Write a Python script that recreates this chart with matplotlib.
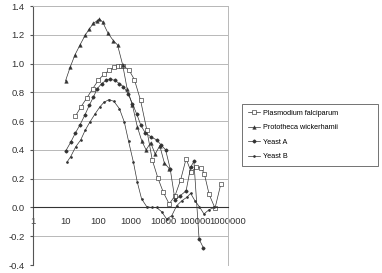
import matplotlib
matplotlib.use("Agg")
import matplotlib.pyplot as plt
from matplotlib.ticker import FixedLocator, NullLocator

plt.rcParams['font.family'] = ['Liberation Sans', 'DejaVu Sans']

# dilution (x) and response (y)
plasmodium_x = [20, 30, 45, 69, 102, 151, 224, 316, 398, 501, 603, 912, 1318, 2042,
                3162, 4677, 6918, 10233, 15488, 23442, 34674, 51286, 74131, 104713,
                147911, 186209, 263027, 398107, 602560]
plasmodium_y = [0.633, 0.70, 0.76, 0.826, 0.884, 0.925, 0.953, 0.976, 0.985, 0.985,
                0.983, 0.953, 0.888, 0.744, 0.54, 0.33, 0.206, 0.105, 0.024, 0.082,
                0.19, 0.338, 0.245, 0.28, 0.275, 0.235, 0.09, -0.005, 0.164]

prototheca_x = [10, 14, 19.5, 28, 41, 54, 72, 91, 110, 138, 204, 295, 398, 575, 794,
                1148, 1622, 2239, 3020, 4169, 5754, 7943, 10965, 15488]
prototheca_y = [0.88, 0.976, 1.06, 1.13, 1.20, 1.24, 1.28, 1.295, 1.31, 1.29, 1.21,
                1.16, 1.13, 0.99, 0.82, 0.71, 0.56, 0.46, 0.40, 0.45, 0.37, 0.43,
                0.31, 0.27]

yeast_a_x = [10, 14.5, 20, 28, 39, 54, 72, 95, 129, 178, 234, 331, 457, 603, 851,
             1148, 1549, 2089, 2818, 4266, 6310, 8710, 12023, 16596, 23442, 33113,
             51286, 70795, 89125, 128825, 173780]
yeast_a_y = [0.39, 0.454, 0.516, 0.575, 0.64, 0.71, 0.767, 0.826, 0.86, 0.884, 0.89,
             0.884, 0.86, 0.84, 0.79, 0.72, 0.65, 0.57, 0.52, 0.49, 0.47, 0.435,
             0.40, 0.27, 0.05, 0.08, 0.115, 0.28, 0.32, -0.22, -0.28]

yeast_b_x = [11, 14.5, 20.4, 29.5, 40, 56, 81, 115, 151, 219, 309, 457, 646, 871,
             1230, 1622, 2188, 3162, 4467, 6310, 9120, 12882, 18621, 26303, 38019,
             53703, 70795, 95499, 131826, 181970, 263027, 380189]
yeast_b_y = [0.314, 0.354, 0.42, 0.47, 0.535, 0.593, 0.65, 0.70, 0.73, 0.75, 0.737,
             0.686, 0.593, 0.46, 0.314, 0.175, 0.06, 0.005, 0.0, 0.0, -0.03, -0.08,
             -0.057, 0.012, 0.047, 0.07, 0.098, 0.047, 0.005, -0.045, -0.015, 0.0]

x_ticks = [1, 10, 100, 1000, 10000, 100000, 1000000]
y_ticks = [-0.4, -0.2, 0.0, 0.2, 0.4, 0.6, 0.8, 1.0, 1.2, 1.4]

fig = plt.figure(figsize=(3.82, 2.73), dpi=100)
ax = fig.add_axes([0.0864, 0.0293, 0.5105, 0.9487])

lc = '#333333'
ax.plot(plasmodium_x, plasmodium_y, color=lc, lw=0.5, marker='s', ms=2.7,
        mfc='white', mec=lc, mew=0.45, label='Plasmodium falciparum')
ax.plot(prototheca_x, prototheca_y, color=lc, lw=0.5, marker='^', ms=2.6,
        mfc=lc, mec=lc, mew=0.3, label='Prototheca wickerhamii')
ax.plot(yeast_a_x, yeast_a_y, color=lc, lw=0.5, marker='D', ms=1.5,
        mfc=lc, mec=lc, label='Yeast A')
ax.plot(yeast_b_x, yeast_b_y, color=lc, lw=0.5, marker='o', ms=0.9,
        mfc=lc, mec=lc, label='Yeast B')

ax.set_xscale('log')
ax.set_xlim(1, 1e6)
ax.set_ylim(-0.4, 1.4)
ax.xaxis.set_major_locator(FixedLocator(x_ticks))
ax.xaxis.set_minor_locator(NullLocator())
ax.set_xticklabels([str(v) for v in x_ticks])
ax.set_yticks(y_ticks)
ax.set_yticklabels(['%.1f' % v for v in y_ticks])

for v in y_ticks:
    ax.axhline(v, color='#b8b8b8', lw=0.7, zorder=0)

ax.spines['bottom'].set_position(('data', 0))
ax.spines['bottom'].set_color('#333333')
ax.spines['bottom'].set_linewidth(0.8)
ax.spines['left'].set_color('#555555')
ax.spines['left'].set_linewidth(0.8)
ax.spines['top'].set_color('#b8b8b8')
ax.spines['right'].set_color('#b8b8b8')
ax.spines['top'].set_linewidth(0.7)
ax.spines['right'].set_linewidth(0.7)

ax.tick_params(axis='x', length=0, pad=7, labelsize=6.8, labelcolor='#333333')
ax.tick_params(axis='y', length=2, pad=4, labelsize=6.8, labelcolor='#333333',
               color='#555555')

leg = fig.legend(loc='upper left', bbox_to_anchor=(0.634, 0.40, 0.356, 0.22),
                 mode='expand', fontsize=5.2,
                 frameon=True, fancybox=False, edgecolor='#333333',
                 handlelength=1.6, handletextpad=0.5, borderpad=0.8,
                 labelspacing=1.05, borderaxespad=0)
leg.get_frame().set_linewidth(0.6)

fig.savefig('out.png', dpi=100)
....................
◆ Exercise task ◆
Repeat the listing verbatim. Skip the pictures.

◆ Solution ◆
Write a Python script that recreates this chart with matplotlib.
import matplotlib
matplotlib.use("Agg")
import matplotlib.pyplot as plt
from matplotlib.ticker import FixedLocator, NullLocator

plt.rcParams['font.family'] = ['Liberation Sans', 'DejaVu Sans']

# dilution (x) and response (y)
plasmodium_x = [20, 30, 45, 69, 102, 151, 224, 316, 398, 501, 603, 912, 1318, 2042,
                3162, 4677, 6918, 10233, 15488, 23442, 34674, 51286, 74131, 104713,
                147911, 186209, 263027, 398107, 602560]
plasmodium_y = [0.633, 0.70, 0.76, 0.826, 0.884, 0.925, 0.953, 0.976, 0.985, 0.985,
                0.983, 0.953, 0.888, 0.744, 0.54, 0.33, 0.206, 0.105, 0.024, 0.082,
                0.19, 0.338, 0.245, 0.28, 0.275, 0.235, 0.09, -0.005, 0.164]

prototheca_x = [10, 14, 19.5, 28, 41, 54, 72, 91, 110, 138, 204, 295, 398, 575, 794,
                1148, 1622, 2239, 3020, 4169, 5754, 7943, 10965, 15488]
prototheca_y = [0.88, 0.976, 1.06, 1.13, 1.20, 1.24, 1.28, 1.295, 1.31, 1.29, 1.21,
                1.16, 1.13, 0.99, 0.82, 0.71, 0.56, 0.46, 0.40, 0.45, 0.37, 0.43,
                0.31, 0.27]

yeast_a_x = [10, 14.5, 20, 28, 39, 54, 72, 95, 129, 178, 234, 331, 457, 603, 851,
             1148, 1549, 2089, 2818, 4266, 6310, 8710, 12023, 16596, 23442, 33113,
             51286, 70795, 89125, 128825, 173780]
yeast_a_y = [0.39, 0.454, 0.516, 0.575, 0.64, 0.71, 0.767, 0.826, 0.86, 0.884, 0.89,
             0.884, 0.86, 0.84, 0.79, 0.72, 0.65, 0.57, 0.52, 0.49, 0.47, 0.435,
             0.40, 0.27, 0.05, 0.08, 0.115, 0.28, 0.32, -0.22, -0.28]

yeast_b_x = [11, 14.5, 20.4, 29.5, 40, 56, 81, 115, 151, 219, 309, 457, 646, 871,
             1230, 1622, 2188, 3162, 4467, 6310, 9120, 12882, 18621, 26303, 38019,
             53703, 70795, 95499, 131826, 181970, 263027, 380189]
yeast_b_y = [0.314, 0.354, 0.42, 0.47, 0.535, 0.593, 0.65, 0.70, 0.73, 0.75, 0.737,
             0.686, 0.593, 0.46, 0.314, 0.175, 0.06, 0.005, 0.0, 0.0, -0.03, -0.08,
             -0.057, 0.012, 0.047, 0.07, 0.098, 0.047, 0.005, -0.045, -0.015, 0.0]

x_ticks = [1, 10, 100, 1000, 10000, 100000, 1000000]
y_ticks = [-0.4, -0.2, 0.0, 0.2, 0.4, 0.6, 0.8, 1.0, 1.2, 1.4]

fig = plt.figure(figsize=(3.82, 2.73), dpi=100)
ax = fig.add_axes([0.0864, 0.0293, 0.5105, 0.9487])

lc = '#333333'
ax.plot(plasmodium_x, plasmodium_y, color=lc, lw=0.5, marker='s', ms=2.7,
        mfc='white', mec=lc, mew=0.45, label='Plasmodium falciparum')
ax.plot(prototheca_x, prototheca_y, color=lc, lw=0.5, marker='^', ms=2.6,
        mfc=lc, mec=lc, mew=0.3, label='Prototheca wickerhamii')
ax.plot(yeast_a_x, yeast_a_y, color=lc, lw=0.5, marker='D', ms=1.5,
        mfc=lc, mec=lc, label='Yeast A')
ax.plot(yeast_b_x, yeast_b_y, color=lc, lw=0.5, marker='o', ms=0.9,
        mfc=lc, mec=lc, label='Yeast B')

ax.set_xscale('log')
ax.set_xlim(1, 1e6)
ax.set_ylim(-0.4, 1.4)
ax.xaxis.set_major_locator(FixedLocator(x_ticks))
ax.xaxis.set_minor_locator(NullLocator())
ax.set_xticklabels([str(v) for v in x_ticks])
ax.set_yticks(y_ticks)
ax.set_yticklabels(['%.1f' % v for v in y_ticks])

for v in y_ticks:
    ax.axhline(v, color='#b8b8b8', lw=0.7, zorder=0)

ax.spines['bottom'].set_position(('data', 0))
ax.spines['bottom'].set_color('#333333')
ax.spines['bottom'].set_linewidth(0.8)
ax.spines['left'].set_color('#555555')
ax.spines['left'].set_linewidth(0.8)
ax.spines['top'].set_color('#b8b8b8')
ax.spines['right'].set_color('#b8b8b8')
ax.spines['top'].set_linewidth(0.7)
ax.spines['right'].set_linewidth(0.7)

ax.tick_params(axis='x', length=0, pad=7, labelsize=6.8, labelcolor='#333333')
ax.tick_params(axis='y', length=2, pad=4, labelsize=6.8, labelcolor='#333333',
               color='#555555')

leg = fig.legend(loc='upper left', bbox_to_anchor=(0.634, 0.40, 0.356, 0.22),
                 mode='expand', fontsize=5.2,
                 frameon=True, fancybox=False, edgecolor='#333333',
                 handlelength=1.6, handletextpad=0.5, borderpad=0.8,
                 labelspacing=1.05, borderaxespad=0)
leg.get_frame().set_linewidth(0.6)

fig.savefig('out.png', dpi=100)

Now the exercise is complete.